[Code that draws figures]
__________________________________________________
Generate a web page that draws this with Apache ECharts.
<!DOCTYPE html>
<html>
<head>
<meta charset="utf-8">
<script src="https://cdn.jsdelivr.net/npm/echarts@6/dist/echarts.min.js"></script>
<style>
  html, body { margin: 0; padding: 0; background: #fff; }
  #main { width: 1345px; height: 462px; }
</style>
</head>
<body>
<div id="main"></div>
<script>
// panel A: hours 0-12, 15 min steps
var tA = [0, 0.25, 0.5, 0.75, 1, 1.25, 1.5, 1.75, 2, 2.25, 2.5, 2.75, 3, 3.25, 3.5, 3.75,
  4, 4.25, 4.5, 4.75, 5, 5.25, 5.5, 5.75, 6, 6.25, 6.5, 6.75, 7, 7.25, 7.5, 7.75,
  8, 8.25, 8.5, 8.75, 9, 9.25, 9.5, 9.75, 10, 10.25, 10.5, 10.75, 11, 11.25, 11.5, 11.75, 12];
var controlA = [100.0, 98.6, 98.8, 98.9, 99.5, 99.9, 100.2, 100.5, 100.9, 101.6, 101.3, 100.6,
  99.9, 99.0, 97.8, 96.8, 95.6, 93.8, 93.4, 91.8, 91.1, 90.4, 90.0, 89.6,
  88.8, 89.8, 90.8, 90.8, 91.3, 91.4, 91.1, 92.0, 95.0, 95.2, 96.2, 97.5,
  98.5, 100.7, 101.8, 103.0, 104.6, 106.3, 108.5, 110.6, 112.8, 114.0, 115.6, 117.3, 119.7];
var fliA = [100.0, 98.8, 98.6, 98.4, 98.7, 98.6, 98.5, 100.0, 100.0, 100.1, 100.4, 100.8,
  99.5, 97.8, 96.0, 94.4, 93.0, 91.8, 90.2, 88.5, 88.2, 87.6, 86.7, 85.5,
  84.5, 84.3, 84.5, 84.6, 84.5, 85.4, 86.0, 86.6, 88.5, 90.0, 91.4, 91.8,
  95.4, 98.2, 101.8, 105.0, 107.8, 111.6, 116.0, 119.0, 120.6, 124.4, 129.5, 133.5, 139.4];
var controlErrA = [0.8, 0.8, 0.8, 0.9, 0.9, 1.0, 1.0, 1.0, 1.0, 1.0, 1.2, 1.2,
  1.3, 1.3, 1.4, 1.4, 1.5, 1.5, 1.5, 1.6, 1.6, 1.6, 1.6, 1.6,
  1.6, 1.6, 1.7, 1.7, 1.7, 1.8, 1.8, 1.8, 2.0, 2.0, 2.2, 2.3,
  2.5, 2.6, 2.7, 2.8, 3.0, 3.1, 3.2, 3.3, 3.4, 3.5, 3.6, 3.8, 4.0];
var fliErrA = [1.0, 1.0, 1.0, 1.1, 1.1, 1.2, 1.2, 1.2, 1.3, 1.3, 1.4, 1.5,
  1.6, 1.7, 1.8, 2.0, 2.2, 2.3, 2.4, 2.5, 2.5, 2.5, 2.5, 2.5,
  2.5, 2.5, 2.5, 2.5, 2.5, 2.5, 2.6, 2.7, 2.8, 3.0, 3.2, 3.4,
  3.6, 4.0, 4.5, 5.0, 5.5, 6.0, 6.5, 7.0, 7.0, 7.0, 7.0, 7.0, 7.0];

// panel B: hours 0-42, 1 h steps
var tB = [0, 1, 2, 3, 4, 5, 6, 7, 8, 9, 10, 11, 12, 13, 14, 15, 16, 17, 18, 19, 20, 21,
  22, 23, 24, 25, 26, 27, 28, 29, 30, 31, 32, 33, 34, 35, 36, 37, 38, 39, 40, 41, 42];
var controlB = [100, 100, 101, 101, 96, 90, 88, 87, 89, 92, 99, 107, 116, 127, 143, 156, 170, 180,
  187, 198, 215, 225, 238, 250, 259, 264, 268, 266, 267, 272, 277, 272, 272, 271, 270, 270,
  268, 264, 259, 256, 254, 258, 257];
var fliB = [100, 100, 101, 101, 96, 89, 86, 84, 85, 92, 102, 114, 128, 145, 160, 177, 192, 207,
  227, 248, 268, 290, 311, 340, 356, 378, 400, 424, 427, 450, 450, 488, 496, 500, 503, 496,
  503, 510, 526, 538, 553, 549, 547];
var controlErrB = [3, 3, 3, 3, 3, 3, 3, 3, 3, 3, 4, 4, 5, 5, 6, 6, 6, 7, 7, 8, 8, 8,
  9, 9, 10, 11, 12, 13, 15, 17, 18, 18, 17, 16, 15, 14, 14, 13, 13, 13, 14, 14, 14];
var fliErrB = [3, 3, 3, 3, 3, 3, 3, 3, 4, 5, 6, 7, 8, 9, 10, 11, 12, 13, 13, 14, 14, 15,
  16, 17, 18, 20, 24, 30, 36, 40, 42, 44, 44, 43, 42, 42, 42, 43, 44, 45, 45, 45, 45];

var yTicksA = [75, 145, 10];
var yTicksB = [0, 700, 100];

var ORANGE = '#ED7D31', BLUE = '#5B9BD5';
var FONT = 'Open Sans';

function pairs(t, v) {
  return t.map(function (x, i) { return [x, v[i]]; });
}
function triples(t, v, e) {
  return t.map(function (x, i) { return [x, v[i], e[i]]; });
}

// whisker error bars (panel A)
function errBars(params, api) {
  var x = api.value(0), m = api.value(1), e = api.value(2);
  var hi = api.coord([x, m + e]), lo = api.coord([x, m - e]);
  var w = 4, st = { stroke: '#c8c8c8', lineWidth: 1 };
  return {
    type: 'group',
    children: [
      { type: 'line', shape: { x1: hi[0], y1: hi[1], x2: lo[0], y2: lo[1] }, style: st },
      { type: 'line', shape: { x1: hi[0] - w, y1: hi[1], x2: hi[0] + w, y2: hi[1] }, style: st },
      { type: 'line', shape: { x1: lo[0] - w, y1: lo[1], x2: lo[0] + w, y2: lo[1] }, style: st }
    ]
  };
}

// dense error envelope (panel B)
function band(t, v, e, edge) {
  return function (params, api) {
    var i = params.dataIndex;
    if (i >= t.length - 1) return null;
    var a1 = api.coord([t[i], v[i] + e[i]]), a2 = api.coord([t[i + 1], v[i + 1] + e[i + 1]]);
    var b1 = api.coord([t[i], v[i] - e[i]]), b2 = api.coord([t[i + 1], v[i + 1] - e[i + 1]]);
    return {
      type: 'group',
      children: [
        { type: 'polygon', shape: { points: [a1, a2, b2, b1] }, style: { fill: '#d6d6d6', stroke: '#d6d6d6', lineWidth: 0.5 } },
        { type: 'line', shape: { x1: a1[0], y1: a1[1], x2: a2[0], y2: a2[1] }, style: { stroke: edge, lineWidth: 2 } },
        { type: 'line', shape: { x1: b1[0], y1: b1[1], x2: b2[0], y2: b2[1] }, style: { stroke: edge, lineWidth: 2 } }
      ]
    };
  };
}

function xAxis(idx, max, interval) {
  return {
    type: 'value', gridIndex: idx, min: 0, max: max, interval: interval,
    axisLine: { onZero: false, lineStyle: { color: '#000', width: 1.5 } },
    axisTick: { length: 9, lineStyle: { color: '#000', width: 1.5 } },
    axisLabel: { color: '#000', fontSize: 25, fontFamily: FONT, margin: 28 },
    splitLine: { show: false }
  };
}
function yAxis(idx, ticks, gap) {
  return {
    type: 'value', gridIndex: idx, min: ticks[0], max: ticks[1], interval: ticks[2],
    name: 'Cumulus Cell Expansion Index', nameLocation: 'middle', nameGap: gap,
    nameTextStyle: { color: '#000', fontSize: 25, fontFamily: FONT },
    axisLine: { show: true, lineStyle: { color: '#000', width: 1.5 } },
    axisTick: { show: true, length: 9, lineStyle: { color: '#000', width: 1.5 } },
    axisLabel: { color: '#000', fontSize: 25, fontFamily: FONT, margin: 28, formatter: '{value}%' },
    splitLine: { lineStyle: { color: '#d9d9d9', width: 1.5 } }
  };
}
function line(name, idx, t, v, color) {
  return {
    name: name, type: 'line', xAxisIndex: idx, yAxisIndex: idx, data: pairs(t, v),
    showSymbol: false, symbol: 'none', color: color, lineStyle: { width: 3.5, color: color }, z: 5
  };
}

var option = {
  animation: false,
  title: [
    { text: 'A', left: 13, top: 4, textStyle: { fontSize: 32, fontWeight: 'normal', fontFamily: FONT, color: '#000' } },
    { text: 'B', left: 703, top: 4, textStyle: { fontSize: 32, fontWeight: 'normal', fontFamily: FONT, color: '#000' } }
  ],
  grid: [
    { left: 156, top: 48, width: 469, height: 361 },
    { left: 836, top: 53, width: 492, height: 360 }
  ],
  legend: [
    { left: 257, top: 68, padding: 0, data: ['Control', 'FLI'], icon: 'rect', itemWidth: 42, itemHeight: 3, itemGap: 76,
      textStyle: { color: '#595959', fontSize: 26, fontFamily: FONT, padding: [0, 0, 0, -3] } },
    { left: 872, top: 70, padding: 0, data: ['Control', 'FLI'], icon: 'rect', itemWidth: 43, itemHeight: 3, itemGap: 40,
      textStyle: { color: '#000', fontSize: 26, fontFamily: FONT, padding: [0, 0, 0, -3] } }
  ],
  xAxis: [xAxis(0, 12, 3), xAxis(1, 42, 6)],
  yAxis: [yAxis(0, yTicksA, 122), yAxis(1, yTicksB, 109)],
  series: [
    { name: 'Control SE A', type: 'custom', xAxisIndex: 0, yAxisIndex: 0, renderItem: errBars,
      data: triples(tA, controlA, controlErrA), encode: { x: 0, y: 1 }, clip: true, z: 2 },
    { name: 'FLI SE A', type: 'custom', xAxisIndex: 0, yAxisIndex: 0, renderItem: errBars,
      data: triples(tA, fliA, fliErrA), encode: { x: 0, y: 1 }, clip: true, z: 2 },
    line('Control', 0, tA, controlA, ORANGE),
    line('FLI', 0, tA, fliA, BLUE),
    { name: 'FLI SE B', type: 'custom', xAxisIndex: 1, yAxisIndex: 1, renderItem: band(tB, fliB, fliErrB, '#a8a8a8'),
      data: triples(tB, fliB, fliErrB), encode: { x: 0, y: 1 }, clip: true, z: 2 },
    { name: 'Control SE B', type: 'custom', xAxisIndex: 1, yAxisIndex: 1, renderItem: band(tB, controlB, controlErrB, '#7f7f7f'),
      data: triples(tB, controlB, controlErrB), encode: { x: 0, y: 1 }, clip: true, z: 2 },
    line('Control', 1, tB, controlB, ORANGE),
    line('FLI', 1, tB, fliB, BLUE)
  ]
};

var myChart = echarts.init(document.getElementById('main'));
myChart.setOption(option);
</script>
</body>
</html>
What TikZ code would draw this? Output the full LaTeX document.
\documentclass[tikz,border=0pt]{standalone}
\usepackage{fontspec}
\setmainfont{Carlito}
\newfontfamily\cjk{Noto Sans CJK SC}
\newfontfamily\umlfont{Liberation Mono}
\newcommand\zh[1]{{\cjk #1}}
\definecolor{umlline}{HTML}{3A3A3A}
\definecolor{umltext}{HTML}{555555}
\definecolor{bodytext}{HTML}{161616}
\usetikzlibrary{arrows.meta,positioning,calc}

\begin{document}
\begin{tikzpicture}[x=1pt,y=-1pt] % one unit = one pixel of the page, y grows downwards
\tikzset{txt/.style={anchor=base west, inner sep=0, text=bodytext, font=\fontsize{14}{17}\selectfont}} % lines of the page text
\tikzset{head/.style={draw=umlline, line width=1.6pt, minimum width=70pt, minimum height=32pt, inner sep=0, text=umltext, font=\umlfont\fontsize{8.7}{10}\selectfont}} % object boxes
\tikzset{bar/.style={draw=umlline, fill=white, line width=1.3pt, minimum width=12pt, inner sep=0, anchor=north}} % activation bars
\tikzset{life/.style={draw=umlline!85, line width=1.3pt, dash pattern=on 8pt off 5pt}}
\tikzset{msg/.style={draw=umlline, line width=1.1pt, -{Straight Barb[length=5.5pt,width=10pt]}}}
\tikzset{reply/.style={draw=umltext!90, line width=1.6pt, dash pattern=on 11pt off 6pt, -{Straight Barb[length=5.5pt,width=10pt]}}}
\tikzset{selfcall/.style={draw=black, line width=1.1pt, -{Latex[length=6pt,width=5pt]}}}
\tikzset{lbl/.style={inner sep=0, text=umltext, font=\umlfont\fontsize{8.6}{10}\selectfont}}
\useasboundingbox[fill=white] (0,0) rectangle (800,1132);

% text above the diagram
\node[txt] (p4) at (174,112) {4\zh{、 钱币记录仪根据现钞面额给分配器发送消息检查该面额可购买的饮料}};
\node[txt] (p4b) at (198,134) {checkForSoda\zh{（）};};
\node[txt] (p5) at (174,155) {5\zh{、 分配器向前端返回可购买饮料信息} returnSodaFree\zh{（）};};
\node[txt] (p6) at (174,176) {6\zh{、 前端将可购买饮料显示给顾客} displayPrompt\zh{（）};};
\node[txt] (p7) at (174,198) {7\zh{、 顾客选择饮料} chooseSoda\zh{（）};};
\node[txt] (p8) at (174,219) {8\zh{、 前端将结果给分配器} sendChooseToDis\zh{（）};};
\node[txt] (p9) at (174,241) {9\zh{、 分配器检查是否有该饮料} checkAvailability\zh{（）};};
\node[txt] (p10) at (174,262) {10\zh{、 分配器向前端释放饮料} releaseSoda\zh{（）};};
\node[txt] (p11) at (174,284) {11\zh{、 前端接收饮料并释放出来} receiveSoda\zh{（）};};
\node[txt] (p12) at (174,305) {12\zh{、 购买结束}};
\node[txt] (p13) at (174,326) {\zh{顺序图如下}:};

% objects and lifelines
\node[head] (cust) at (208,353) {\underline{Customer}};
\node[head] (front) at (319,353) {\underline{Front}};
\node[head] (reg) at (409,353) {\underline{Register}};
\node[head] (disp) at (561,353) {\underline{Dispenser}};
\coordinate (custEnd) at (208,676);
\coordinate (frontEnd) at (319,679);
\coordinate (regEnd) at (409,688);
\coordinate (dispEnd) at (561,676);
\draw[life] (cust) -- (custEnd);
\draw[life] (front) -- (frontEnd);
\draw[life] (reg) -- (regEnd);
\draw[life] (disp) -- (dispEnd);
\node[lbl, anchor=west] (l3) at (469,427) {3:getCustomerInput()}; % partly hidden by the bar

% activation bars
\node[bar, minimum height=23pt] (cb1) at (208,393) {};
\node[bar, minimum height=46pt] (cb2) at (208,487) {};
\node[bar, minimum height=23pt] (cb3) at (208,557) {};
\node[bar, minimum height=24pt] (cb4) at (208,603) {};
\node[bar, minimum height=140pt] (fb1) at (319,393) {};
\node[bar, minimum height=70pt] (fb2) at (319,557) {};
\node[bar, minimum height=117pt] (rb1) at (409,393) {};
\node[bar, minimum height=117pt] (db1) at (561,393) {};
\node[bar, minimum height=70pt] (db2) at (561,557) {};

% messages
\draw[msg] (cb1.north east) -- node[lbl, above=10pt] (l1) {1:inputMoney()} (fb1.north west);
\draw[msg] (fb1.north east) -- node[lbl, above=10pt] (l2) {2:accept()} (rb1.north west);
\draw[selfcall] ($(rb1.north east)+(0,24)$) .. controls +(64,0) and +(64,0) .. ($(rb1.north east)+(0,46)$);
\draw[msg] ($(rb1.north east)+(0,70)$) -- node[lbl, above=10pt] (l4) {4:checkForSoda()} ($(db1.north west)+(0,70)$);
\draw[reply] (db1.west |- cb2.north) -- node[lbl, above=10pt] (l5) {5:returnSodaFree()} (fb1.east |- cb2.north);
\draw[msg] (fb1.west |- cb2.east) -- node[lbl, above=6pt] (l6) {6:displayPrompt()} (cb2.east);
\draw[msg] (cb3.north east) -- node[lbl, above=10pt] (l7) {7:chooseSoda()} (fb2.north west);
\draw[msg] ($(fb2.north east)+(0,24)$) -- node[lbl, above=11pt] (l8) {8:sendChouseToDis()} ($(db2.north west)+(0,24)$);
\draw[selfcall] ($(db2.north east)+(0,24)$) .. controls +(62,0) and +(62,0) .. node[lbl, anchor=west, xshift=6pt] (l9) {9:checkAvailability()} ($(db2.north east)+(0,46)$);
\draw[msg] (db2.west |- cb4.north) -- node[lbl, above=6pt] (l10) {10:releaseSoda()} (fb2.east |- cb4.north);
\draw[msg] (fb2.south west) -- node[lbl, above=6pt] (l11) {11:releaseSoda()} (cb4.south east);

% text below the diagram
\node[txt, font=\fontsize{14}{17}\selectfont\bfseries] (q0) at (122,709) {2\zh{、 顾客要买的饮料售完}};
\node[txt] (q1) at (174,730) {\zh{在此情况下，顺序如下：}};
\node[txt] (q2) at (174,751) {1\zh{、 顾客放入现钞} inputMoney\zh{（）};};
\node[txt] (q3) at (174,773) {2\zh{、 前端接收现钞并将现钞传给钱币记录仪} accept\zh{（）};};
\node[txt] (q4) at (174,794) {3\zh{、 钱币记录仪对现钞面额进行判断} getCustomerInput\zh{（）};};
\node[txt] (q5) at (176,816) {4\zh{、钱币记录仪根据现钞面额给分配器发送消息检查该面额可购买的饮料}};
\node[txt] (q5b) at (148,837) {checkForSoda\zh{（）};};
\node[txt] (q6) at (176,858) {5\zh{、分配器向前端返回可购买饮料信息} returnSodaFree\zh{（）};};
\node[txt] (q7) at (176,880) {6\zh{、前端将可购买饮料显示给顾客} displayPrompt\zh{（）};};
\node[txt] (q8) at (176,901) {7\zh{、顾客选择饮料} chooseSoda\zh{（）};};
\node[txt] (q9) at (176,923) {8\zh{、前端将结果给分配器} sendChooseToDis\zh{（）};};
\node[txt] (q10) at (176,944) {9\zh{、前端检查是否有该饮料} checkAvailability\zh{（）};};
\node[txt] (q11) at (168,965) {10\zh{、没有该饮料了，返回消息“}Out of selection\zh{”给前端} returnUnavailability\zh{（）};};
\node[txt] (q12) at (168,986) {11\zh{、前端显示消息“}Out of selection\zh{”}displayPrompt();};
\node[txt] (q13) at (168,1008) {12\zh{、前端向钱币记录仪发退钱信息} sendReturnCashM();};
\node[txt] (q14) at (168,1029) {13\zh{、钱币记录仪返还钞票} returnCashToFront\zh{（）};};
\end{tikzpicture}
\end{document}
__________________________________________________
■ **SHORT PROBLEM**: Write out every line of the listing that holds the word "this".

■ **RESULT**:
Generate a web page that draws this with Apache ECharts.
What TikZ code would draw this? Output the full LaTeX document.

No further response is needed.